Alex Ferns in The Father (Elliot Franks)

Alex Ferns in The Father (Elliot Franks)

 

Four star_rating

If ever you’re feeling optimistic about marriage, you can rely on a Strindberg play to get you down. Notoriously his 1900 The Dance of Death, in which a withered couple tear at each other and toy with their guest, pre-empted Who’s Afraid of Virginia Woolf? by 60 years.

Before that, however, there was The Father, now triumphantly revived at Trafalgar Studios. It’s the tale of a crumbling marriage and a father desperately fighting for control of his child. Abbey Wright’s crisp, clear production could hardly feel more contemporary. Just don’t take a date.

In a lacklustre provincial outpost — this is Nordic drama, after all — a middle-aged captain bemoans his unadventurous career and quarrels with his wife, Laura, over the education of his beloved daughter, Bertha. When the manipulative Laura suggests Bertha might not be his child, she triggers a nervous breakdown. Hardly surprising, then, that The Father has been shunned by modern audiences as misogynistic. Laura, like Hedda Gabler, coldly destroys a man to earn her freedom — and isn’t half as charismatic.

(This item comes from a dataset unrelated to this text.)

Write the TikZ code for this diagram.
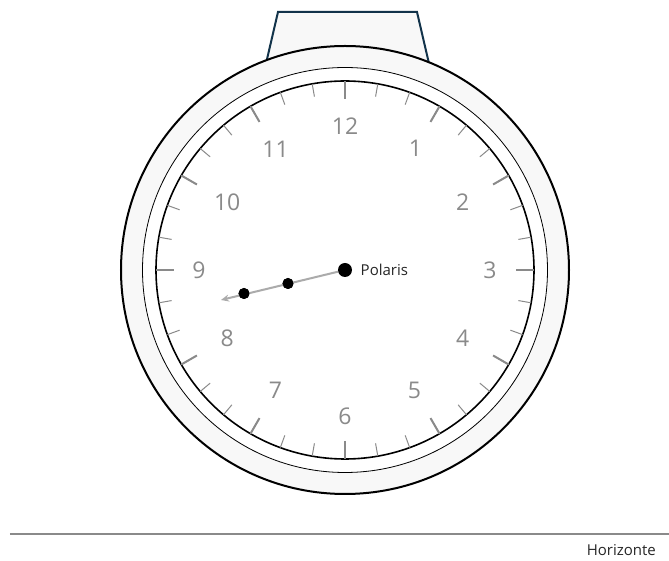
\documentclass[tikz,border=0pt]{standalone}
\usepackage{fontspec}
\setmainfont{Open Sans}
\usepackage{tikz}
\usetikzlibrary{arrows.meta, positioning}

\definecolor{gris}{HTML}{8A8A8A}
\definecolor{grisclaro}{HTML}{ABABAB}
\definecolor{fondo}{HTML}{F8F8F8}
\definecolor{correa}{HTML}{12334A}

\begin{document}
\begin{tikzpicture}[
    x=1pt, y=1pt,
    numero/.style={font=\fontsize{23}{23}\selectfont, text=gris},
    marca/.style={draw=gris, line width=1pt},
    marca_mayor/.style={draw=gris, line width=2pt},
    estrella/.style={circle, fill=black, inner sep=0pt, minimum size=11pt},
    mano/.style={draw=grisclaro, line width=2pt, -{Stealth[length=8pt, width=7pt]}},
    etiqueta/.style={font=\fontsize{15}{15}\selectfont, text=black!85}
]
\useasboundingbox (-345,-291) rectangle (324,270);

% Correa
\draw[fill=fondo, draw=correa, line width=2pt] (-80.5,200) -- (-67,258) -- (72,258) -- (85.5,200);

% Caja
\draw[fill=fondo, line width=2pt] (0,0) circle (224);
\draw[fill=white, line width=0.8pt] (0,0) circle (202.5);
\draw[line width=1.6pt] (0,0) circle (189);

% Marcas
\foreach \a in {0,10,...,350}
    \draw[marca] (\a:176) -- (\a:189);
\foreach \a in {0,30,...,330}
    \draw[marca_mayor] (\a:171) -- (\a:189);

% Numeros
\foreach \h/\r in {1/141, 2/136, 3/145, 4/136, 5/139, 6/146,
                   7/139, 8/136, 9/146, 10/136, 11/139, 12/144}
    \node[numero] (h\h) at ({90-30*\h}:\r) {\h};

% Estrellas
\node[estrella, minimum size=14pt] (polaris) at (0,0) {};
\node[estrella] (e1) at (-57,-13.5) {};
\node[estrella] (e2) at (-101,-23.5) {};
\coordinate (punta) at (-124,-30);
\node[etiqueta, right=5pt of polaris] (nombre) {Polaris};

\draw[mano] (polaris) -- (punta);
\node[estrella] at (e1) {};
\node[estrella] at (e2) {};

% Horizonte
\coordinate (hz1) at (-335,-264);
\coordinate (hz2) at (324,-264);
\draw[draw=gris, line width=2pt] (hz1) -- (hz2);
\node[etiqueta, anchor=base east, inner sep=0pt] (horizonte) at (311,-286) {Horizonte};

\end{tikzpicture}
\end{document}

Yet Wright’s production is too subtle to earn such easy dismissal, thanks largely to Alex Ferns’ ferocious performance as the Captain. Ferns is an emotional monstrosity, transparently consistent to himself, impossible to everyone else and brimming over with physical threat. No wonder Laura is desperate to escape. Yet he is also sharply articulate, howling the agony of a man who doesn’t know what fatherhood is in an age of incipient female self-sufficiency. If he’s a mouthpiece for misogyny, he nonetheless demands an answer.

In what should be a fraught two-hander, Ferns isn’t matched by Emily Dobbs as Laura. Dobbs is a shrewd producer and deserves much credit for bringing The Father back to the West End. Yet she’s miscast herself here: with an oddly forced sensuality, she’s too youthful for Laura. There’s no sense of the puritan faith driving her to keep Bertha from her atheist father or that she might once have been the maternal anchor he craved.

Instead the veteran June Watson, as the Captain’s old nurse, becomes the production’s darkly smothering mother figure. She leads a superb supporting cast, including a vivacious Thomas Coombes as the next generation of absent fathers. Laurie Slade’s hyper-modern adaptation is a gift to all of them and the strongest possible case for The Father’s return to the repertoire.